Given information:

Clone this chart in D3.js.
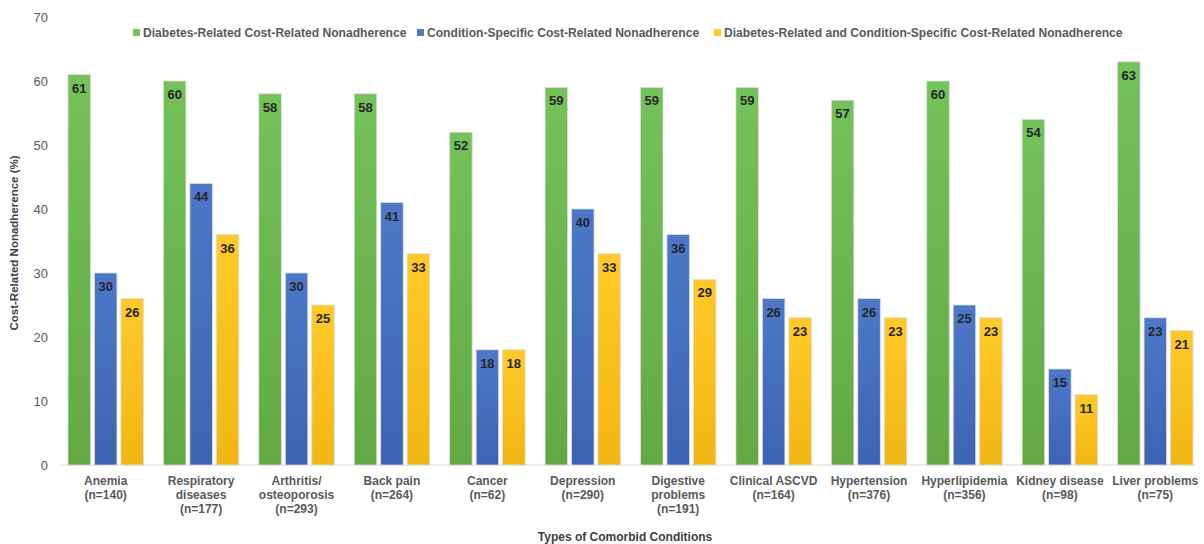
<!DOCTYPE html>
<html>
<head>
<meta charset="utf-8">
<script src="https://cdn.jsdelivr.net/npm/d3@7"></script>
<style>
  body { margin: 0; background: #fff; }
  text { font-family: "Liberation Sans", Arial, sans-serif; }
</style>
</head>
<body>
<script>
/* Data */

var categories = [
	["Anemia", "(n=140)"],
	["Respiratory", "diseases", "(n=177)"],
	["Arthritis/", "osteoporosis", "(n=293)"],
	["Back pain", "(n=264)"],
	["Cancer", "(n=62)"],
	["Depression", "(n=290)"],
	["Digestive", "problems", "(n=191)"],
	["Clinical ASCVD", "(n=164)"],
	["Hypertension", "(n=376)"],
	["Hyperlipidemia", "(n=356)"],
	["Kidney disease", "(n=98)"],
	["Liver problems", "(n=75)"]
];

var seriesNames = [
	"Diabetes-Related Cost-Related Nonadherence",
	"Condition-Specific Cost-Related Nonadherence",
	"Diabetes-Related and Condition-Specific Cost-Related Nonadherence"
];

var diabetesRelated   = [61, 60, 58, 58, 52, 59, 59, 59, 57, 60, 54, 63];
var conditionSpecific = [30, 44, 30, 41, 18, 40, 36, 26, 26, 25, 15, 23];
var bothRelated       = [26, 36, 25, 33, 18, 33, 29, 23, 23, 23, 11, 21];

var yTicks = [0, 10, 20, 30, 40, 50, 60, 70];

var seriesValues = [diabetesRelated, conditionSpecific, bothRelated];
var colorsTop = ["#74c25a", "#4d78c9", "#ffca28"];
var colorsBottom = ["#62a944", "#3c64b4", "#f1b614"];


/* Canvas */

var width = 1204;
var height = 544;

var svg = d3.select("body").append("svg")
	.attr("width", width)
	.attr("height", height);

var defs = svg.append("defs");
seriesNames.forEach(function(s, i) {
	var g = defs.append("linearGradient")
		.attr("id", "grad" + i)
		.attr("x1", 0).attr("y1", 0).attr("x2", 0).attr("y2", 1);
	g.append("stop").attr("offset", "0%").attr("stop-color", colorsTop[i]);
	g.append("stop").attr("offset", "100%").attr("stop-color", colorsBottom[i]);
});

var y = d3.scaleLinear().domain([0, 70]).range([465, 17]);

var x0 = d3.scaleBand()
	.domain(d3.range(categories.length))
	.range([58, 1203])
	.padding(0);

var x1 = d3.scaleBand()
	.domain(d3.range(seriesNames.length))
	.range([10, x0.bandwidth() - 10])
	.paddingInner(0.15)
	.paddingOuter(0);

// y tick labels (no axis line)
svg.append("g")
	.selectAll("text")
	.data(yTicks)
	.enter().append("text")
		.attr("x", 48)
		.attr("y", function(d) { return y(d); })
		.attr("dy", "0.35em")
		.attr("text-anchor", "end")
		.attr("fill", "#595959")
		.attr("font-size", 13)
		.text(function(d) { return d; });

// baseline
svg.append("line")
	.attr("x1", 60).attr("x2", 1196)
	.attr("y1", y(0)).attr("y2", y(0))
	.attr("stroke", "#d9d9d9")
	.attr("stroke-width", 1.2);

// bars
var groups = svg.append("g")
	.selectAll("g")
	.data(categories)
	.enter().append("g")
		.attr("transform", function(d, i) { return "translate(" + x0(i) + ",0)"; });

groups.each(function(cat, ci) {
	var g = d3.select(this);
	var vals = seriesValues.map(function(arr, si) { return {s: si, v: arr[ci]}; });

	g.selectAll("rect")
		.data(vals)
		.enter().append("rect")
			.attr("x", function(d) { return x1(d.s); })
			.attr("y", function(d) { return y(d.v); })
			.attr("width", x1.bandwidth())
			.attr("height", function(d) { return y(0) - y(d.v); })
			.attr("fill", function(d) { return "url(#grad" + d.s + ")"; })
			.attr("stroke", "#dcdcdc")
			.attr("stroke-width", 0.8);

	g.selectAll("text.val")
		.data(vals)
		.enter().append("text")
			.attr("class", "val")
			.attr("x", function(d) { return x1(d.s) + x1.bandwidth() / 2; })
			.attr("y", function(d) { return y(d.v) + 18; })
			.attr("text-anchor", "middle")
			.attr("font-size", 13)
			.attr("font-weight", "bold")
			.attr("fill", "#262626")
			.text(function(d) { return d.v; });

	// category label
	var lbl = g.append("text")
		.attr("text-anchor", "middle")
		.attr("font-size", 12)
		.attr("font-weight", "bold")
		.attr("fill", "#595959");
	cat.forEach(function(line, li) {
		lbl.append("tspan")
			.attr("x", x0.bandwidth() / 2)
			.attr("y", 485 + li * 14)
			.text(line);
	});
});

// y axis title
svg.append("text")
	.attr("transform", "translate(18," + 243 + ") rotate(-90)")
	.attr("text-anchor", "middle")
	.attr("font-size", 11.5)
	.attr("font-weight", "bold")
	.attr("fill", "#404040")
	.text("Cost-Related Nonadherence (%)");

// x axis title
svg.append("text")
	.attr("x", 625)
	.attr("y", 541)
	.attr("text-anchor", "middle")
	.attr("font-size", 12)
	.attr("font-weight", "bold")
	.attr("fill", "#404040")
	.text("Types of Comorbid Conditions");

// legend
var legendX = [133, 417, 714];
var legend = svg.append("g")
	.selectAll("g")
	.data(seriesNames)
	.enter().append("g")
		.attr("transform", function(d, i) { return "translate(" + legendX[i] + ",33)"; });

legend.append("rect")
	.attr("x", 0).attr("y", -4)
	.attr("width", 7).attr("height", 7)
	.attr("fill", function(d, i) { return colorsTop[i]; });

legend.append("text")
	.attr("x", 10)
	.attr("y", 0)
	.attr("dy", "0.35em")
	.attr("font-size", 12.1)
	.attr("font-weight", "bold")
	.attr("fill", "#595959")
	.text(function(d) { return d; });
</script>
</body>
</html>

Task objective: Exclude the pictures, and transcribe all of the material exactly.

Task result:
Clone this chart in D3.js.
<!DOCTYPE html>
<html>
<head>
<meta charset="utf-8">
<script src="https://cdn.jsdelivr.net/npm/d3@7"></script>
<style>
  body { margin: 0; background: #fff; }
  text { font-family: "Liberation Sans", Arial, sans-serif; }
</style>
</head>
<body>
<script>
/* Data */

var categories = [
	["Anemia", "(n=140)"],
	["Respiratory", "diseases", "(n=177)"],
	["Arthritis/", "osteoporosis", "(n=293)"],
	["Back pain", "(n=264)"],
	["Cancer", "(n=62)"],
	["Depression", "(n=290)"],
	["Digestive", "problems", "(n=191)"],
	["Clinical ASCVD", "(n=164)"],
	["Hypertension", "(n=376)"],
	["Hyperlipidemia", "(n=356)"],
	["Kidney disease", "(n=98)"],
	["Liver problems", "(n=75)"]
];

var seriesNames = [
	"Diabetes-Related Cost-Related Nonadherence",
	"Condition-Specific Cost-Related Nonadherence",
	"Diabetes-Related and Condition-Specific Cost-Related Nonadherence"
];

var diabetesRelated   = [61, 60, 58, 58, 52, 59, 59, 59, 57, 60, 54, 63];
var conditionSpecific = [30, 44, 30, 41, 18, 40, 36, 26, 26, 25, 15, 23];
var bothRelated       = [26, 36, 25, 33, 18, 33, 29, 23, 23, 23, 11, 21];

var yTicks = [0, 10, 20, 30, 40, 50, 60, 70];

var seriesValues = [diabetesRelated, conditionSpecific, bothRelated];
var colorsTop = ["#74c25a", "#4d78c9", "#ffca28"];
var colorsBottom = ["#62a944", "#3c64b4", "#f1b614"];


/* Canvas */

var width = 1204;
var height = 544;

var svg = d3.select("body").append("svg")
	.attr("width", width)
	.attr("height", height);

var defs = svg.append("defs");
seriesNames.forEach(function(s, i) {
	var g = defs.append("linearGradient")
		.attr("id", "grad" + i)
		.attr("x1", 0).attr("y1", 0).attr("x2", 0).attr("y2", 1);
	g.append("stop").attr("offset", "0%").attr("stop-color", colorsTop[i]);
	g.append("stop").attr("offset", "100%").attr("stop-color", colorsBottom[i]);
});

var y = d3.scaleLinear().domain([0, 70]).range([465, 17]);

var x0 = d3.scaleBand()
	.domain(d3.range(categories.length))
	.range([58, 1203])
	.padding(0);

var x1 = d3.scaleBand()
	.domain(d3.range(seriesNames.length))
	.range([10, x0.bandwidth() - 10])
	.paddingInner(0.15)
	.paddingOuter(0);

// y tick labels (no axis line)
svg.append("g")
	.selectAll("text")
	.data(yTicks)
	.enter().append("text")
		.attr("x", 48)
		.attr("y", function(d) { return y(d); })
		.attr("dy", "0.35em")
		.attr("text-anchor", "end")
		.attr("fill", "#595959")
		.attr("font-size", 13)
		.text(function(d) { return d; });

// baseline
svg.append("line")
	.attr("x1", 60).attr("x2", 1196)
	.attr("y1", y(0)).attr("y2", y(0))
	.attr("stroke", "#d9d9d9")
	.attr("stroke-width", 1.2);

// bars
var groups = svg.append("g")
	.selectAll("g")
	.data(categories)
	.enter().append("g")
		.attr("transform", function(d, i) { return "translate(" + x0(i) + ",0)"; });

groups.each(function(cat, ci) {
	var g = d3.select(this);
	var vals = seriesValues.map(function(arr, si) { return {s: si, v: arr[ci]}; });

	g.selectAll("rect")
		.data(vals)
		.enter().append("rect")
			.attr("x", function(d) { return x1(d.s); })
			.attr("y", function(d) { return y(d.v); })
			.attr("width", x1.bandwidth())
			.attr("height", function(d) { return y(0) - y(d.v); })
			.attr("fill", function(d) { return "url(#grad" + d.s + ")"; })
			.attr("stroke", "#dcdcdc")
			.attr("stroke-width", 0.8);

	g.selectAll("text.val")
		.data(vals)
		.enter().append("text")
			.attr("class", "val")
			.attr("x", function(d) { return x1(d.s) + x1.bandwidth() / 2; })
			.attr("y", function(d) { return y(d.v) + 18; })
			.attr("text-anchor", "middle")
			.attr("font-size", 13)
			.attr("font-weight", "bold")
			.attr("fill", "#262626")
			.text(function(d) { return d.v; });

	// category label
	var lbl = g.append("text")
		.attr("text-anchor", "middle")
		.attr("font-size", 12)
		.attr("font-weight", "bold")
		.attr("fill", "#595959");
	cat.forEach(function(line, li) {
		lbl.append("tspan")
			.attr("x", x0.bandwidth() / 2)
			.attr("y", 485 + li * 14)
			.text(line);
	});
});

// y axis title
svg.append("text")
	.attr("transform", "translate(18," + 243 + ") rotate(-90)")
	.attr("text-anchor", "middle")
	.attr("font-size", 11.5)
	.attr("font-weight", "bold")
	.attr("fill", "#404040")
	.text("Cost-Related Nonadherence (%)");

// x axis title
svg.append("text")
	.attr("x", 625)
	.attr("y", 541)
	.attr("text-anchor", "middle")
	.attr("font-size", 12)
	.attr("font-weight", "bold")
	.attr("fill", "#404040")
	.text("Types of Comorbid Conditions");

// legend
var legendX = [133, 417, 714];
var legend = svg.append("g")
	.selectAll("g")
	.data(seriesNames)
	.enter().append("g")
		.attr("transform", function(d, i) { return "translate(" + legendX[i] + ",33)"; });

legend.append("rect")
	.attr("x", 0).attr("y", -4)
	.attr("width", 7).attr("height", 7)
	.attr("fill", function(d, i) { return colorsTop[i]; });

legend.append("text")
	.attr("x", 10)
	.attr("y", 0)
	.attr("dy", "0.35em")
	.attr("font-size", 12.1)
	.attr("font-weight", "bold")
	.attr("fill", "#595959")
	.text(function(d) { return d; });
</script>
</body>
</html>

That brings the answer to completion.